No ponto, trazendo a este Voto contribuição doutrinária colacionada por Nelson Nery Júnior (Curso de Direito Civil, 2019), “Tudo o que concerne à formação do ato (ao desempenho do oficial, portanto), bem como tudo quanto o oficial certifica haver-se passado em sua presença, fica coberto pela fé pública que lhe é inerente. É preciso distinguir, porém entre o que o oficial declara e o que ao oficial é declarado. A fé pública cobre a declaração formulada pelo interessado ao oficial, mas não atribui veracidade ao conteúdo da declaração formulada pelo interessado ao oficial.
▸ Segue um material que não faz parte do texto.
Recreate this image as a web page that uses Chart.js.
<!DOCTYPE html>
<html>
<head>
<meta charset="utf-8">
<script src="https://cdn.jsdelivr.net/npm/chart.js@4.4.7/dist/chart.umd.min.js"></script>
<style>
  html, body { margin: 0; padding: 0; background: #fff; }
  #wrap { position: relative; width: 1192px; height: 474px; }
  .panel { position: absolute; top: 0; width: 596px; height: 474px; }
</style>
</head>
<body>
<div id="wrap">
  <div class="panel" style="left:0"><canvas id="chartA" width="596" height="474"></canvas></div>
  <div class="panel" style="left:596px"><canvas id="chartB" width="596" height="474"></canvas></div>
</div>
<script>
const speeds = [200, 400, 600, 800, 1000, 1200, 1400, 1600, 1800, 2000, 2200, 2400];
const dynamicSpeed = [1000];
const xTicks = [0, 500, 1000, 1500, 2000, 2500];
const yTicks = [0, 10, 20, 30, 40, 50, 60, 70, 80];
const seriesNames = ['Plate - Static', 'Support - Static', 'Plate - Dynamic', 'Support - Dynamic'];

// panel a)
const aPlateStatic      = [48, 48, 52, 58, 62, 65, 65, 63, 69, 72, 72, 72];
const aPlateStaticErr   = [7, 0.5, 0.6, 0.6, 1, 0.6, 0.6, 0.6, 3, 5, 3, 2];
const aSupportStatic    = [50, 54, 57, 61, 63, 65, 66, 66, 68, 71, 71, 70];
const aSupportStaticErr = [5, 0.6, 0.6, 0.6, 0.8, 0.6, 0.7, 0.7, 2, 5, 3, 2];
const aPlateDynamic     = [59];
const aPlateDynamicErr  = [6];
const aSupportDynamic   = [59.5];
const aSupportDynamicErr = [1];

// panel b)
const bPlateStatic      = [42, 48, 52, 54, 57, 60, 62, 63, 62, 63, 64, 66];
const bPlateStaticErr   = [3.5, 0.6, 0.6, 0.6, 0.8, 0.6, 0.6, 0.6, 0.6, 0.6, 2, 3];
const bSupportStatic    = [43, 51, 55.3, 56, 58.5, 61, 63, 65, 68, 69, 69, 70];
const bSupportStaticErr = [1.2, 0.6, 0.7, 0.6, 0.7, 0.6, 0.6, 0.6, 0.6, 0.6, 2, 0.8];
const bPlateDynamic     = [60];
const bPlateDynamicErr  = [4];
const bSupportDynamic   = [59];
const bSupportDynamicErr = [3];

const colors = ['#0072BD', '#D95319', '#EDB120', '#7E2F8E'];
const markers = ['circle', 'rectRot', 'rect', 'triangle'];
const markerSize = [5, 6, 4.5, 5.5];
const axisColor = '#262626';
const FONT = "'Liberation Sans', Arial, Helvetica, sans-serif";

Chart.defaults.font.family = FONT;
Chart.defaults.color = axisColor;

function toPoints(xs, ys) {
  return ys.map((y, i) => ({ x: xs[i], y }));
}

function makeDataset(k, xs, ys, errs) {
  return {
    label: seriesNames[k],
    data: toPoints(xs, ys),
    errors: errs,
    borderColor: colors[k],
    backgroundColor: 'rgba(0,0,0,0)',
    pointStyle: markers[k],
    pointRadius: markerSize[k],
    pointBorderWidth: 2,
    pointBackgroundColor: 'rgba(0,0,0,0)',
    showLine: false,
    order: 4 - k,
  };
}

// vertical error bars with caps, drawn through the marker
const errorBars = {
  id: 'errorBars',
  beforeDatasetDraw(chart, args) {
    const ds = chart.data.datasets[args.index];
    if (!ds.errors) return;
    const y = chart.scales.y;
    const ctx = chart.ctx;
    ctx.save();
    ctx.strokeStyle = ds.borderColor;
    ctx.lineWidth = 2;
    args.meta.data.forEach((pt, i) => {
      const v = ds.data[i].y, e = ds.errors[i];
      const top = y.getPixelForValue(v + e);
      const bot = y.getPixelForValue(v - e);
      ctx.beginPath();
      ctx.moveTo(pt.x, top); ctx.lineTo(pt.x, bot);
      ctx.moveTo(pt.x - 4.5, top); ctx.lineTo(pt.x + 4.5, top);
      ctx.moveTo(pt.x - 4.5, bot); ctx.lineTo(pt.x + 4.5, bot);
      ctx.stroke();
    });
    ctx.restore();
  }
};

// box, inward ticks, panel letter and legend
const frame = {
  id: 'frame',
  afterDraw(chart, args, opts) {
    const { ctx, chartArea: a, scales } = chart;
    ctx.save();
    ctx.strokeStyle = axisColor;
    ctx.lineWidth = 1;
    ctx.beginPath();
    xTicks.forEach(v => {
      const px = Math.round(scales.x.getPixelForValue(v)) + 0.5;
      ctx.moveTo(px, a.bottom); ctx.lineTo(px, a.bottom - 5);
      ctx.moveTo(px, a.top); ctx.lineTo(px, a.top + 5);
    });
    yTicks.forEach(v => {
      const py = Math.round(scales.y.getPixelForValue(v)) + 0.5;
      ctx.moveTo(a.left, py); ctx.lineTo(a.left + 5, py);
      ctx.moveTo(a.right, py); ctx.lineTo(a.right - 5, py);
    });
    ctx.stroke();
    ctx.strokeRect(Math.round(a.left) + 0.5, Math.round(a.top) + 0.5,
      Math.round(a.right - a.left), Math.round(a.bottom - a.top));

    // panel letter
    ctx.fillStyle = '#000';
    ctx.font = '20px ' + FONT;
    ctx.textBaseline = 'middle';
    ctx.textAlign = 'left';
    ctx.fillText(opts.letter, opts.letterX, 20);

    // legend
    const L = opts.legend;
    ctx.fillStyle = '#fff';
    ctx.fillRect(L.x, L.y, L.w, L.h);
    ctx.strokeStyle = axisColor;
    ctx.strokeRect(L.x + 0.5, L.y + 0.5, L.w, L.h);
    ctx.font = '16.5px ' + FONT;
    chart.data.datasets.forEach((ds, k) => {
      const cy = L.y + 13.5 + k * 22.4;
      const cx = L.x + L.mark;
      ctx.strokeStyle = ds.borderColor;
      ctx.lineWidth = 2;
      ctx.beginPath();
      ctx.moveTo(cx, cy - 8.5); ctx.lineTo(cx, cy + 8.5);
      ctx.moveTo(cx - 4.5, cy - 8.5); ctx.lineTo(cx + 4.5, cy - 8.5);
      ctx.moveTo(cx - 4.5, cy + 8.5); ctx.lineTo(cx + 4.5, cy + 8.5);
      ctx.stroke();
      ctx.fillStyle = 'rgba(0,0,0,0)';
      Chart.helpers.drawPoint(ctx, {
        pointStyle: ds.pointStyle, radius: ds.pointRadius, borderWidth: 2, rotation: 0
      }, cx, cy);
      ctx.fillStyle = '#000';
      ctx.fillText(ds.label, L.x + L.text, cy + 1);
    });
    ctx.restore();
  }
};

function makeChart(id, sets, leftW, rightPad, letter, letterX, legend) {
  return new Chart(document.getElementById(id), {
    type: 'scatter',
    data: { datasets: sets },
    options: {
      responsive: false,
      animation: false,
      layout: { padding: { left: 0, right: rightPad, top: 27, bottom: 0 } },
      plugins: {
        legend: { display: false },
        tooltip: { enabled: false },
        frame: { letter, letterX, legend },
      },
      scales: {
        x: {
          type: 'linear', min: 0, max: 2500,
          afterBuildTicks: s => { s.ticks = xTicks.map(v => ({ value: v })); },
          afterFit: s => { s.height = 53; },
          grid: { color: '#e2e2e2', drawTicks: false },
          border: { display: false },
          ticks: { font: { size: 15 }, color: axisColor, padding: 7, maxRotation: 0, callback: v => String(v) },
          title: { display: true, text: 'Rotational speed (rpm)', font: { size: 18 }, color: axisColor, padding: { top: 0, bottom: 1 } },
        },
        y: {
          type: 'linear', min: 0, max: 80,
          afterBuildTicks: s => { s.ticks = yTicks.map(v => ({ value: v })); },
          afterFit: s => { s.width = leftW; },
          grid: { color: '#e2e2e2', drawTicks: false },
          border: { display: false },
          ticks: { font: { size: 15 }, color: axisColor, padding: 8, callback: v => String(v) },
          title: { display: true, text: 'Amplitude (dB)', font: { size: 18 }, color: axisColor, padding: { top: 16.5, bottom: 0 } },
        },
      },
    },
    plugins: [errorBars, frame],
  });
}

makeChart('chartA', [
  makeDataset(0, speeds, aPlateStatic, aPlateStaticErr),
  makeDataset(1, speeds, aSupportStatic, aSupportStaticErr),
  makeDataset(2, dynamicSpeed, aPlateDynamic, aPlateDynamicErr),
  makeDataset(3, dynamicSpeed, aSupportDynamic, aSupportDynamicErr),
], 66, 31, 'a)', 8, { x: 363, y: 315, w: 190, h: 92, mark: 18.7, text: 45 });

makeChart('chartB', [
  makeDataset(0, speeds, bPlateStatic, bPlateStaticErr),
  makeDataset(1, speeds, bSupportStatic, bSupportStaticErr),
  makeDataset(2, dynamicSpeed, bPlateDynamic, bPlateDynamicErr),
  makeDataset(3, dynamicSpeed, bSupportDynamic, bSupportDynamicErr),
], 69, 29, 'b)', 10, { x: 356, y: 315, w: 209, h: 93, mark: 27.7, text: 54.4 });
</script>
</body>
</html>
Quanto a esta, só ficará atestada como veraz sua existência, isto é, haver sido formulada tal e qual; não a sua veracidade, ou seja, a atestação do oficial não confere veracidade ao conteúdo do que lhe é declarado”.
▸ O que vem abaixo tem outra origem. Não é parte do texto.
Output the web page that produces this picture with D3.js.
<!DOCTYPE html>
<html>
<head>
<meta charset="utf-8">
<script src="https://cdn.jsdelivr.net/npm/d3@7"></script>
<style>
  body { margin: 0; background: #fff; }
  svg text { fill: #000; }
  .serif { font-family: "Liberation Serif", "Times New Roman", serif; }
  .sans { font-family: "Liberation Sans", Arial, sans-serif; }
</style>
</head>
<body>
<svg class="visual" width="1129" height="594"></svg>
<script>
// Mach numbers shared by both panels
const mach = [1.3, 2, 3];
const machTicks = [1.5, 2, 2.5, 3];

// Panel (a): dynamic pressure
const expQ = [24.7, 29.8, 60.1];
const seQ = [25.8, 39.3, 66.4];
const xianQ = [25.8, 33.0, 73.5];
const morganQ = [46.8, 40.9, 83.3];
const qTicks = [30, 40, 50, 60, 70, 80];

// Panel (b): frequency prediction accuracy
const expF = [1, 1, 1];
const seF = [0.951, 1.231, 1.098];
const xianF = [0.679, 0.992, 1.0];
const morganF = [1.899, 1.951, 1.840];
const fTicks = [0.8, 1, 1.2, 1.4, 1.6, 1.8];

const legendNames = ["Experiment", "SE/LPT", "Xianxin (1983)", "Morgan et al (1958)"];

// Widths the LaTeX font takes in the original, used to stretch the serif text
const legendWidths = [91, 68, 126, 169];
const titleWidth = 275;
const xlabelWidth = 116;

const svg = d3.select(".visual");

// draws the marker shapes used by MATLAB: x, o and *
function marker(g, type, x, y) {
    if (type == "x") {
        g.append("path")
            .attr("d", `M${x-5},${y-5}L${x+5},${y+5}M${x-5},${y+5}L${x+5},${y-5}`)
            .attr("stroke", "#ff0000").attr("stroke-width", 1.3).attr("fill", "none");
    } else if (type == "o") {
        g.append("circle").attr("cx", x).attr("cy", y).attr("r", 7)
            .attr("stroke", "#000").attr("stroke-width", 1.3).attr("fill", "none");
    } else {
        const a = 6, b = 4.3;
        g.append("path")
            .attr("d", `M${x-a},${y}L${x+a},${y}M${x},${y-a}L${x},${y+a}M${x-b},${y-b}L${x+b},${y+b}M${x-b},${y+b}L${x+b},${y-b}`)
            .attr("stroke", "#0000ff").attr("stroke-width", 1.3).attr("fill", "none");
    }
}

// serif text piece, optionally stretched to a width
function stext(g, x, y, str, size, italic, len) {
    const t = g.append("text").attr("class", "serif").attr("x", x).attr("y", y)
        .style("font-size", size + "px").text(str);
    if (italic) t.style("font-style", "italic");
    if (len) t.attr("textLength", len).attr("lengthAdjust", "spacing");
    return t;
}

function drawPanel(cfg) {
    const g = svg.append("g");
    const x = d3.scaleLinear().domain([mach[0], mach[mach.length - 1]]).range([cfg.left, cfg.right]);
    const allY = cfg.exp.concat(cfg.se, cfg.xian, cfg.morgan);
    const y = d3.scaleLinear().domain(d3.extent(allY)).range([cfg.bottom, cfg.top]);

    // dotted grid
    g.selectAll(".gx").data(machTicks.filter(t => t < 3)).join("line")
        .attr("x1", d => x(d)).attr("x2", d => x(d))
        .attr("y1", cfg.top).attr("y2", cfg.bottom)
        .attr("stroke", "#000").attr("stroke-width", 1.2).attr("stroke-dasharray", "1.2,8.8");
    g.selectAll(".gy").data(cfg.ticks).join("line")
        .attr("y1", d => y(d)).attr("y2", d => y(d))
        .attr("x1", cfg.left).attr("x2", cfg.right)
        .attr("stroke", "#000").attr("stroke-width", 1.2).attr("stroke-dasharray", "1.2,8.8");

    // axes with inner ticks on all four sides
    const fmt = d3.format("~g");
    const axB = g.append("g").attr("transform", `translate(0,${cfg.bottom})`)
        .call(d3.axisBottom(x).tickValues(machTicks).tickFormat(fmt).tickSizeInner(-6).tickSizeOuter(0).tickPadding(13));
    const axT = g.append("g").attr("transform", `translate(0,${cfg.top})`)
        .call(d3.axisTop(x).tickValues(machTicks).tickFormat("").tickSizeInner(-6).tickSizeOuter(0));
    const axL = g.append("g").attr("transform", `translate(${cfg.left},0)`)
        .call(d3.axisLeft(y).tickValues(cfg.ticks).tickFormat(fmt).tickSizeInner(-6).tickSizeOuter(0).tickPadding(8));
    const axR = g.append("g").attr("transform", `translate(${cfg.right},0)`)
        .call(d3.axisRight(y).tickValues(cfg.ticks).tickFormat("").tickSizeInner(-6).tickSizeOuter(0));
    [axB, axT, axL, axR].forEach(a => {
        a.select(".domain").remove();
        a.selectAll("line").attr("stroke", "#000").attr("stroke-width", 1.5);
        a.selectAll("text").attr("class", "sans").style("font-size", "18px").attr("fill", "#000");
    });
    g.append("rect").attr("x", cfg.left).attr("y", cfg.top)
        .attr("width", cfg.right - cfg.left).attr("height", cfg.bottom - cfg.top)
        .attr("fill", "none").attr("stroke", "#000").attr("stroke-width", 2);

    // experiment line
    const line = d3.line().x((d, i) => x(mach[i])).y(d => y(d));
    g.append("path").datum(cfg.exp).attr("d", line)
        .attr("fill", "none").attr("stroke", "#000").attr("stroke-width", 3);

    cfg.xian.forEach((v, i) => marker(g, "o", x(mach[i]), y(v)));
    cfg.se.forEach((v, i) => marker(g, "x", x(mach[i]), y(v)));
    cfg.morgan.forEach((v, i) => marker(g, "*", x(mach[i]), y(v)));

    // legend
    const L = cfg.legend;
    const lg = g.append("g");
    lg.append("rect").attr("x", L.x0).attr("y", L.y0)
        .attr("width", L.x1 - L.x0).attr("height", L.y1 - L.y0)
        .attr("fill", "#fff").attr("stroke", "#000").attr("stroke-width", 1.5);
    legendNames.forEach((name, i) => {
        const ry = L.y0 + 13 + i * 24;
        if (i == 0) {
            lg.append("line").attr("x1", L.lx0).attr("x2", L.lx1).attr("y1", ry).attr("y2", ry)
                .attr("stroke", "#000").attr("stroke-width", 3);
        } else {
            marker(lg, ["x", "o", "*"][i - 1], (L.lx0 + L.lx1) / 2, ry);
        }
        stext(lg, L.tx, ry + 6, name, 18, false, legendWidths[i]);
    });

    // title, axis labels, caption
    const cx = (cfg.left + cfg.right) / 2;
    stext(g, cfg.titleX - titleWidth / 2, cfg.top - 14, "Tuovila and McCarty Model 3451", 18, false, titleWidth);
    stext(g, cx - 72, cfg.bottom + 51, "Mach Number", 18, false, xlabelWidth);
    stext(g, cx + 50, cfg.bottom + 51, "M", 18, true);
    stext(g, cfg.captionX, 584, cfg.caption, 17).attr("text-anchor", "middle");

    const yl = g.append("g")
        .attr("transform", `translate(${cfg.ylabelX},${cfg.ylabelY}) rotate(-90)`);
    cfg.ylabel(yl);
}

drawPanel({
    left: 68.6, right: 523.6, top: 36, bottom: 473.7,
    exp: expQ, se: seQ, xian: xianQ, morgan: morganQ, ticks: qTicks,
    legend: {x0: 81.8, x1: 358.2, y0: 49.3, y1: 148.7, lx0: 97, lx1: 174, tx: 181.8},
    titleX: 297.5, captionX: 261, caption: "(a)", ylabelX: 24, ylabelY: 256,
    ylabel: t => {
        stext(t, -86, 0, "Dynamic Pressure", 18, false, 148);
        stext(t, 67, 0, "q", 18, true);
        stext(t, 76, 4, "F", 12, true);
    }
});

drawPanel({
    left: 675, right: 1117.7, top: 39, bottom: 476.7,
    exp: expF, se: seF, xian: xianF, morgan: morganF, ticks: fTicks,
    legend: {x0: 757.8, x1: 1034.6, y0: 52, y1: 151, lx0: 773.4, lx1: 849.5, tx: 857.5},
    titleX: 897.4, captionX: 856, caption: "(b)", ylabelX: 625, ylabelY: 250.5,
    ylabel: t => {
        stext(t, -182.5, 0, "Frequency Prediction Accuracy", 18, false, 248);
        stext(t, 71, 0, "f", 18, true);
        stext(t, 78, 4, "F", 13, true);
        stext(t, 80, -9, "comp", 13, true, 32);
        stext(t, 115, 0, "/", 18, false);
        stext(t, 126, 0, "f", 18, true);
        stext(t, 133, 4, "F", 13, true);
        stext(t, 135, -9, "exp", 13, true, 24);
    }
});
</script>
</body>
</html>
Nesta linha, de acordo com a jurisprudência do Tribunal Superior Eleitoral, prevalece entendimento no sentido de que a ata notarial prova a declaração do fato, mas não necessariamente o fato declarado, com isso, a ata notarial é instrumento que só poderá comprovar a alegada e efetiva filiação partidária se contiver em seu texto dados seguros e conclusivos quanto à sua ocorrência contemporânea à alegada filiação.
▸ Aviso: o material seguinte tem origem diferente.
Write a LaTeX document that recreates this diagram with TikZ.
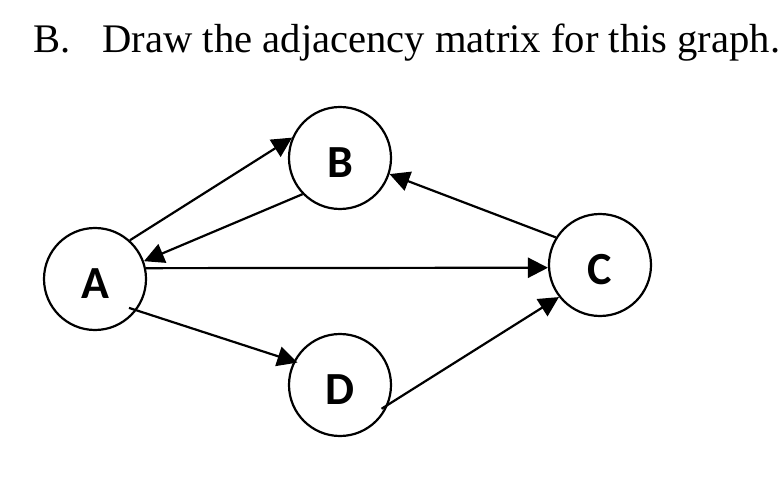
\documentclass[tikz,border=0pt]{standalone}
\usepackage{fontspec}
\setmainfont{Liberation Serif}
\newfontfamily\lblfont{Carlito}[BoldFont={Carlito Bold}]
\usetikzlibrary{arrows.meta}
\tikzset{link/.style={line width=1.1pt, -{Triangle[length=10pt, width=10pt]}},
  vtx/.style={draw, circle, line width=1.1pt, minimum size=51pt, inner sep=0pt,
    text height=19.5pt, text depth=0pt, font=\lblfont\bfseries\fontsize{23}{23}\selectfont}}

\begin{document}
\begin{tikzpicture}[x=0.5pt, y=-0.5pt]
  \useasboundingbox (0,0) rectangle (780,480);
  % title
  \node[anchor=base west, inner sep=0pt, font=\fontsize{20.3}{24}\selectfont] (title) at (33,53)
    {B.\hspace{16pt}Draw the adjacency matrix for this graph.};
  % vertices
  \node[vtx] (A) at (95,279)  {A};
  \node[vtx] (B) at (340,158) {B};
  \node[vtx] (C) at (600,265) {C};
  \node[vtx] (D) at (340,385) {D};
  % arcs
  \draw[link] (A.48) -- (B.157);
  \draw[link] (B.224) -- (A.20);
  \draw[link] (A.12) -- (C.183);
  \draw[link] (C.148) -- (B.-18);
  \draw[link, shorten <=-4pt, shorten >=-2pt] (A.-37) -- (D.153);
  \draw[link, shorten <=-4pt] (D.-22) -- (C.218);
\end{tikzpicture}
\end{document}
Destarte, vale trazer a lume precedentes jurisprudenciais exarados em diferentes acórdãos pelo TSE, que assim tem se pronunciado:

“Eleições 2022 [...] Filiação partidária. Comprovação. Ata notarial. Fé pública. Precedente. Conjunto probatório suficiente [...] 2. Este Tribunal já admitiu como prova de filiação partidária ata notarial, por esta constituir documento dotado de fé pública [...] 3. Conforme firmou o Tribunal a quo , as atas notariais se prestam especialmente a atribuir fé pública ao objeto que transcrevem e são meio de prova hábil e utilizável em processos judiciais, mas só comprovam a alegada filiação se contiverem em seu texto dados seguros e conclusivos a respeito da efetivação do vínculo partidário, como no presente caso […]”. (Ac. de 27.10.2022 no REspEl nº 060107965, rel. Min. Carlos Horbach.)

“[...] Eleições 2020. Vereador. Registro de candidatura. Condição de elegibilidade. Filiação partidária. Prova. Documento unilateral. Inadmissibilidade. Súmula 20/TSE. [...] 2. Nos termos da Súmula 20/TSE, ‘[a] prova de filiação partidária daquele cujo nome não constou da lista de filiados de que trata o art. 19 da Lei nº 9.096/1995, pode ser realizada por outros elementos de convicção, salvo quando se tratar de documentos produzidos unilateralmente, destituídos de fé pública’. 3. No caso, conforme a moldura fática do aresto a quo , a candidata apresentou ficha de filiação partidária, documento, contudo, insuficiente para comprovar o tempestivo ingresso nos quadros da grei. Precedentes. 4. De outra parte, extrai–se do acórdão que ‘a ata notarial só comprova a alegada filiação se contiver em seu texto dados seguros e conclusivos a respeito da efetivação do vínculo partidário, o que não se vê nos autos’, sem detalhes sobre o seu teor. [...] 5. Ainda de acordo com o TRE/CE, quanto ‘aos comprovantes de contribuições apresentados, [...] os períodos não demonstram com a clareza necessária sua filiação tempestiva (datas de pagamento em 05/08/2016 e 16/09/2020)’. Assim, o longo espaço de tempo – de mais de quatro anos – nesses documentos não permite demonstrar com segurança a filiação. [...]” (Ac. de 11.2.2021 no AgR-REspEl nº 060058330, rel. Min. Luis Felipe Salomão.)

Concluindo-se, por não ter o recorrente trazido elementos de prova hábeis a comprovar o vínculo partidário no tempo mínimo exigido, a manutenção da sentença que indeferiu o registro de candidatura de VILMAR DA COSTA para o cargo de vereador nas Eleições Municipais de 2024 é medida que se impõe.

Ante o exposto, VOTO pelo DESPROVIMENTO do recurso de VILMAR DA COSTA e FEDERAÇÃO BRASIL DA ESPERANÇA - FE BRASIL - (PT/PC DO B/PV.)